Das suas bem recheadas lembranças da infância à juventude, passadas na interiorana Santo Amaro da Purificação, Caetano Veloso sempre consegue buscar situações que, não raro, rendem histórias e associações das quais brotam belas letras de canções ou projetos como o que em 1997 o levou à cidade italiana de Rimini. A convite de Maddalena Fellini, irmã do genial cineasta Federico Fel-lini, o cantor e compositor mais músicos brasileiros participaram de um espetáculo em homenagem ao diretor e à sua mulher, Giulietta Masina, ambos ídolos de Caetano, que, em entrevistas à imprensa italiana, costuma tecer espessos elogios à dupla. Maddalena sabia, inclusive, que ele havia composto a belíssima Giulietta Masina, faixa do álbum Caetano, de 1987. Durante a escolha do repertório do ótimo álbum Omaggio a Federico e Giulietta, mais uma vez Caetano Veloso recorreu à sua memória afetiva. Lembrou do faquir Eli, que apareceu na sua cidade baiana para permanecer dentro de uma urna de vidro por mais de 30 dias.

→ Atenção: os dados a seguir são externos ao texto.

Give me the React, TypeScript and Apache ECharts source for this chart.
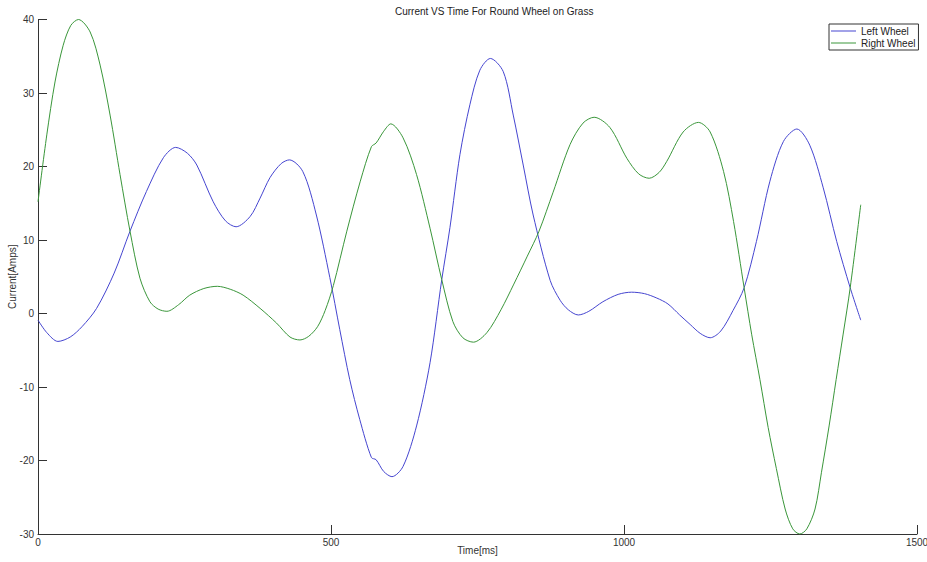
import React, { useEffect, useRef } from "react";
import * as echarts from "echarts";

const titleText = "Current VS Time For Round Wheel on Grass";
const xName = "Time[ms]";
const yName = "Current[Amps]";
const seriesNames = ["Left Wheel", "Right Wheel"];

const leftTime = [0, 15, 34, 55, 75, 100, 130, 157, 185, 214, 235, 255, 271, 299, 320, 338, 362, 379, 396, 415, 429, 452, 475, 498, 515, 532, 549, 569, 577, 590, 604, 623, 646, 669, 689, 703, 720, 737, 754, 772, 794, 811, 828, 845, 874, 891, 905, 922, 940, 964, 990, 1013, 1035, 1056, 1075, 1095, 1113, 1130, 1147, 1165, 1186, 1205, 1226, 1249, 1272, 1295, 1317, 1340, 1363, 1386, 1404];
const leftCurrent = [-0.9, -2.6, -3.8, -3.2, -1.8, 0.7, 5.5, 11.2, 16.6, 21.2, 22.6, 21.8, 20.2, 15.2, 12.6, 11.8, 13.2, 15.7, 18.5, 20.4, 20.9, 19.3, 13.4, 4.9, -2.2, -9.0, -14.4, -19.6, -19.9, -21.5, -22.2, -20.8, -15.3, -6.7, 4.6, 11.7, 21.6, 28.4, 33.1, 34.7, 32.9, 27, 20.2, 13.4, 4.5, 1.8, 0.5, -0.2, 0.3, 1.6, 2.6, 2.9, 2.7, 2.1, 1.3, -0.2, -1.5, -2.7, -3.3, -2.4, 0.4, 3.5, 9.8, 18, 23.4, 25.1, 22.9, 17.1, 9.8, 3.5, -0.9];

const rightTime = [0, 15, 29, 43, 56, 69, 89, 106, 123, 140, 157, 174, 191, 205, 220, 240, 259, 283, 306, 328, 350, 379, 407, 430, 447, 462, 477, 490, 504, 527, 550, 569, 577, 590, 602, 623, 646, 669, 689, 708, 725, 743, 766, 790, 812, 835, 855, 879, 908, 930, 949, 976, 1005, 1025, 1043, 1060, 1073, 1101, 1127, 1147, 1170, 1187, 1205, 1218, 1232, 1246, 1260, 1275, 1288, 1300, 1312, 1326, 1337, 1350, 1362, 1374, 1386, 1404];
const rightCurrent = [15.2, 24.3, 31.5, 36.5, 39.2, 40, 38.3, 33.8, 27, 18.9, 11.2, 4.8, 1.6, 0.6, 0.3, 1.2, 2.5, 3.4, 3.7, 3.3, 2.5, 0.7, -1.3, -3.2, -3.6, -3.1, -1.8, 0.4, 3.8, 11.2, 18, 22.7, 23.2, 24.8, 25.8, 23.9, 18.9, 11.6, 4.6, -1.1, -3.3, -3.9, -2.6, 0.5, 4.0, 7.8, 11.2, 16.5, 23.0, 25.9, 26.7, 25.3, 21.1, 19.0, 18.4, 19.2, 20.7, 24.7, 26.0, 24.7, 19.3, 12.5, 3.5, -2.9, -9, -15.5, -21.1, -26.6, -29.3, -30, -29.3, -26.6, -21.6, -15.3, -9, -2.8, 3.5, 14.8];

const xTicks = { min: 0, max: 1500, interval: 500 };
const yTicks = { min: -30, max: 40, interval: 10 };

const FONT = "'Liberation Sans', Arial, sans-serif";

export default function App() {
  const ref = useRef<HTMLDivElement>(null);
  useEffect(() => {
    if (!ref.current) return;
    const chart = echarts.init(ref.current, undefined, { renderer: "svg" });
    const pair = (t: number[], v: number[]) => t.map((x, i) => [x, v[i]]);
    const axisCommon = {
      splitLine: { show: false },
      axisLine: { show: true, onZero: false, lineStyle: { color: "#333", width: 1 } },
      axisTick: { show: true, inside: true, length: 9, lineStyle: { color: "#333" } },
      nameTextStyle: { color: "#333", fontSize: 10, fontFamily: FONT },
      nameLocation: "middle" as const,
      nameMoveOverlap: false,
    };
    const label = { color: "#333", fontSize: 10, fontFamily: FONT, formatter: (v: number) => String(v) };
    chart.setOption({
      animation: false,
      backgroundColor: "#fff",
      textStyle: { fontFamily: FONT },
      title: {
        text: titleText,
        left: 390,
        top: 1,
        textStyle: { fontSize: 10, fontWeight: "normal", color: "#222", fontFamily: FONT },
      },
      legend: {
        left: 829,
        top: 24,
        orient: "vertical",
        padding: [2, 3, 2, 2],
        itemGap: 2,
        itemWidth: 25,
        itemHeight: 1,
        icon: "rect",
        borderColor: "#333",
        borderWidth: 1,
        backgroundColor: "#fff",
        textStyle: { fontSize: 10, color: "#222", fontFamily: FONT },
        data: seriesNames,
      },
      grid: { left: 38, right: 10, top: 19.5, bottom: 28, containLabel: false, outerBoundsMode: "none" },
      xAxis: {
        type: "value",
        ...xTicks,
        ...axisCommon,
        name: xName,
        nameGap: 11,
        axisLabel: { ...label, margin: 3 },
      },
      yAxis: {
        type: "value",
        ...yTicks,
        ...axisCommon,
        name: yName,
        nameGap: 21,
        nameRotate: 90,
        axisLabel: { ...label, margin: 4 },
      },
      series: [
        {
          name: seriesNames[0],
          type: "line",
          data: pair(leftTime, leftCurrent),
          showSymbol: false,
          smooth: 0.3,
          lineStyle: { color: "#4545d0", width: 1 },
          itemStyle: { color: "#4545d0" },
        },
        {
          name: seriesNames[1],
          type: "line",
          data: pair(rightTime, rightCurrent),
          showSymbol: false,
          smooth: 0.3,
          lineStyle: { color: "#3a963a", width: 1 },
          itemStyle: { color: "#3a963a" },
        },
      ],
    });
    return () => chart.dispose();
  }, []);
  return (
    <div
      ref={ref}
      style={{ position: "fixed", left: 0, top: 0, width: 927, height: 562, background: "#fff" }}
    />
  );
}
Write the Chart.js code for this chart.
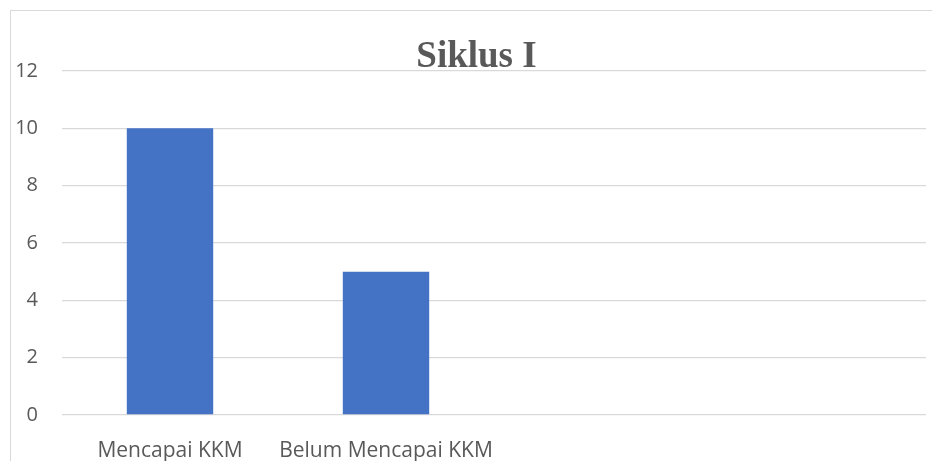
<!DOCTYPE html>
<html>
<head>
<meta charset="utf-8">
<script src="https://cdn.jsdelivr.net/npm/chart.js@4.4.0/dist/chart.umd.min.js"></script>
<style>
  html, body { margin: 0; padding: 0; background: #fff; }
  .bingkai {
    position: absolute; left: 10px; top: 10px;
    width: 921px; height: 450px;
    border-top: 1px solid #d9d9d9; border-left: 1px solid #d9d9d9;
  }
  canvas { display: block; }
</style>
</head>
<body>
<div class="bingkai">
  <canvas id="grafik-siklus" width="921" height="450"></canvas>
</div>
<script>
const kategori = ["Mencapai KKM", "Belum Mencapai KKM", "", ""]
const jumlahSiswa = [10, 5]
const tickY = [0, 2, 4, 6, 8, 10, 12]
const judul = "Siklus I"

const abu = "#595959"
const garis = "#d9d9d9"

// Judul digambar sendiri supaya posisinya sedikit ke kanan seperti aslinya
const pluginJudul = {
    id: "judul",
    afterDraw(chart) {
        const ctx = chart.ctx
        ctx.save()
        ctx.font = "bold 37px 'Liberation Serif'"
        ctx.fillStyle = abu
        ctx.textAlign = "center"
        ctx.textBaseline = "alphabetic"
        ctx.fillText(judul, 465.5, 55.5)
        ctx.restore()
    },
}

const data = {
    labels: kategori,
    datasets: [{
        label: judul,
        data: jumlahSiswa,
        backgroundColor: "#4472c4",
        barPercentage: 1,
        categoryPercentage: 0.4,
    }],
}

const config = {
    type: "bar",
    data: data,
    options: {
        responsive: false,
        animation: false,
        layout: { padding: { left: 0, right: 6, top: 60, bottom: 0 } },
        plugins: {
            legend: { display: false },
            tooltip: { enabled: false },
            title: { display: false },
        },
        scales: {
            x: {
                grid: { display: false },
                border: { display: false },
                ticks: {
                    color: abu,
                    padding: 15,
                    maxRotation: 0,
                    autoSkip: false,
                    font: { family: "Open Sans", size: 21 },
                },
                afterFit: (skala) => { skala.height = 46 },
            },
            y: {
                min: tickY[0],
                max: tickY[tickY.length - 1],
                grid: { color: garis, lineWidth: 1.3, drawTicks: false },
                border: { display: false },
                ticks: {
                    stepSize: tickY[1] - tickY[0],
                    color: abu,
                    padding: 24,
                    font: { family: "Open Sans", size: 20 },
                },
                afterFit: (skala) => { skala.width = 51 },
            },
        },
    },
    plugins: [pluginJudul],
}

const grafik = new Chart(document.querySelector("#grafik-siklus"), config)
</script>
</body>
</html>
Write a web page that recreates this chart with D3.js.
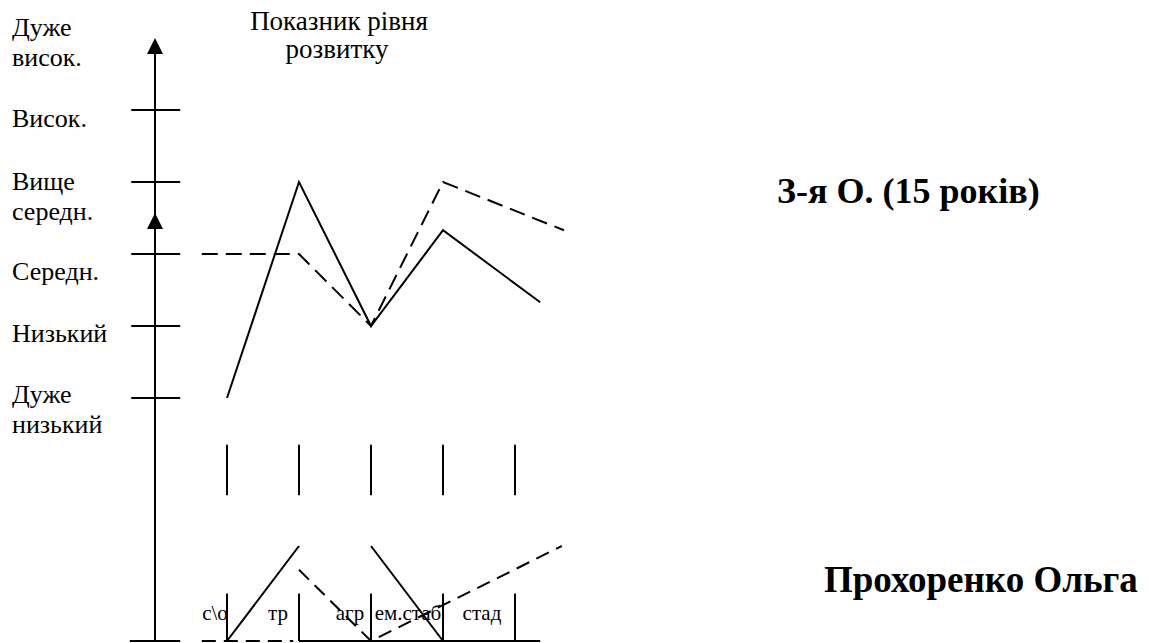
<!DOCTYPE html>
<html>
<head>
<meta charset="utf-8">
<script src="https://cdn.jsdelivr.net/npm/d3@7"></script>
<style>
  html, body { margin: 0; padding: 0; background: #fff; }
  svg { display: block; }
  text { font-family: "Liberation Serif", "Times New Roman", serif; fill: #000; }
</style>
</head>
<body>
<div id="chart"></div>
<script>
(function() {
    'use strict';

    // Рівні (знизу вгору), значення 1..6
    var levelValues = [1, 2, 3, 4, 5, 6];
    var levelLabels = [
        ['Дуже', 'низький'],
        ['Низький'],
        ['Середн.'],
        ['Вище', 'середн.'],
        ['Висок.'],
        ['Дуже', 'висок.']
    ];
    var categories = ['с\\о', 'тр', 'агр', 'ем.стаб', 'стад'];

    // верхня частина: [індекс категорії, рівень]
    var solidTop = [[0, 1], [1, 4], [2, 2], [3, 3.33], [4.35, 2.33]];
    var dashedTop = [[-0.35, 3], [1, 3], [2, 2], [3, 4], [4.68, 3.33]];

    // нижня частина: [індекс категорії, значення 0..1]
    var solidLow = [
        [[0, 0], [1, 1]],
        [[2, 1], [3, 0]],
        [[1, 0], [4.35, 0]]
    ];
    var dashedLow = [
        [[-0.35, 0], [0.92, 0]],
        [[1, 0.75], [2, 0], [4.65, 1]]
    ];

    // розміщення підписів (як у документі)
    var levelLabelDy = [5, 16, 26, 8, 17, -2];
    var catLabelDx = [-12, -21, -21, -35, -33];

    var width = 1149, height = 643;

    var x = d3.scaleLinear().domain([-1, 4]).range([155, 515]);
    var y = d3.scaleLinear().domain([1, 6]).range([398, 38]);
    var yLow = d3.scaleLinear().domain([0, 1]).range([641, 546]);

    var svg = d3.select('#chart').append('svg')
        .attr('width', width)
        .attr('height', height);

    var line = d3.line()
        .x(function(d) { return x(d[0]); })
        .y(function(d) { return y(d[1]); });
    var lineLow = d3.line()
        .x(function(d) { return x(d[0]); })
        .y(function(d) { return yLow(d[1]); });

    var stroke = function(sel) {
        return sel.attr('fill', 'none').attr('stroke', '#000').attr('stroke-width', 2);
    };

    // вертикальна вісь
    stroke(svg.append('line')
        .attr('x1', x(-1)).attr('x2', x(-1))
        .attr('y1', yLow(0)).attr('y2', y(6) + 10));

    // стрілки
    [6, 3.57].forEach(function(v) {
        var tipY = y(v), cx = x(-1);
        svg.append('path')
            .attr('d', 'M' + cx + ',' + tipY + 'L' + (cx - 8) + ',' + (tipY + 16) + 'L' + (cx + 8) + ',' + (tipY + 16) + 'Z')
            .attr('fill', '#000');
    });

    // горизонтальні риски рівнів
    svg.selectAll('.ytick')
        .data(levelValues.filter(function(v) { return v < 6; }))
        .join('line')
        .attr('class', 'ytick')
        .attr('x1', x(-1.33)).attr('x2', x(-0.65))
        .attr('y1', function(v) { return y(v); })
        .attr('y2', function(v) { return y(v); })
        .call(stroke);

    // підписи рівнів
    svg.selectAll('.ylabel')
        .data(levelValues)
        .join('text')
        .attr('class', 'ylabel')
        .attr('x', 12)
        .attr('y', function(v, i) { return y(v) + levelLabelDy[i]; })
        .style('font-size', '26px')
        .each(function(v, i) {
            var t = d3.select(this);
            levelLabels[i].forEach(function(s, k) {
                t.append('tspan').attr('x', 12).attr('dy', k ? 30 : 0).text(s);
            });
        });

    // заголовок
    var title = svg.append('text')
        .attr('x', 339).attr('y', 30)
        .attr('text-anchor', 'middle')
        .style('font-size', '27px');
    title.append('tspan').attr('x', 339).text('Показник рівня');
    title.append('tspan').attr('x', 337).attr('dy', 28).text('розвитку');

    // вертикальні риски категорій (верхні)
    svg.selectAll('.xtick')
        .data(categories)
        .join('line')
        .attr('class', 'xtick')
        .attr('x1', function(d, i) { return x(i); })
        .attr('x2', function(d, i) { return x(i); })
        .attr('y1', y(0.35)).attr('y2', y(-0.35))
        .call(stroke);

    // вертикальні риски категорій (нижні)
    svg.selectAll('.xtick2')
        .data(categories)
        .join('line')
        .attr('class', 'xtick2')
        .attr('x1', function(d, i) { return x(i); })
        .attr('x2', function(d, i) { return x(i); })
        .attr('y1', yLow(0.5)).attr('y2', yLow(0))
        .call(stroke);

    // нижня риска на осі
    stroke(svg.append('line')
        .attr('x1', x(-1.35)).attr('x2', x(-0.65))
        .attr('y1', yLow(0)).attr('y2', yLow(0)));

    // підписи категорій
    svg.selectAll('.xlabel')
        .data(categories)
        .join('text')
        .attr('class', 'xlabel')
        .attr('x', function(d, i) { return x(i) + catLabelDx[i]; })
        .attr('y', 620)
        .attr('text-anchor', 'middle')
        .style('font-size', '21px')
        .text(function(d) { return d; });

    // лінії верхньої частини
    stroke(svg.append('path').attr('d', line(solidTop)));
    stroke(svg.append('path').attr('d', line(dashedTop)))
        .attr('stroke-dasharray', '16,8');

    // лінії нижньої частини
    solidLow.forEach(function(seg) {
        stroke(svg.append('path').attr('d', lineLow(seg)));
    });
    dashedLow.forEach(function(seg) {
        stroke(svg.append('path').attr('d', lineLow(seg)))
            .attr('stroke-dasharray', '14,8');
    });

    // підписи праворуч
    svg.append('text')
        .attr('x', 777).attr('y', 203)
        .style('font-size', '36px').style('font-weight', 'bold')
        .text('З-я О. (15 років)');
    svg.append('text')
        .attr('x', 824).attr('y', 592)
        .style('font-size', '37px').style('font-weight', 'bold')
        .text('Прохоренко Ольга');
})();
</script>
</body>
</html>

Enquanto as pessoas se aglomeravam para ver o artista masoquista, ouvia-se o tango Nada, transformado em samba por Waldemar Reis. “A palavra ‘nada’ ecoava pelas ruas”, conta ele. “Do alto-falante me vieram as notas meio exóticas, meio nostálgicas do Mercado persa, de Ketelbey.” Aconteceu imediatamente a associação com o tema Gelsomina, de La strada, de Fellini, misturada à canção Nada, ambas faixas deste disco.

Foi assim que Caetano fez uma seleta de deliciosas canções, umas cantadas em italiano, a maioria em português, uma em inglês, sempre com a precisão de intérprete de ouro que é. Mesmo com a voz apresentando pequenos problemas, talvez pela situação tão especial que vivia, e que ele se desculpa no encarte do CD. Ao ouvinte mais interessado na emoção só vai sobrar atenção para suas interpretações de Come prima, Chega de saudade ou então da nostálgica, definitiva Trilhos urbanos. Caetano Veloso fez mais um trabalho de fina estampa.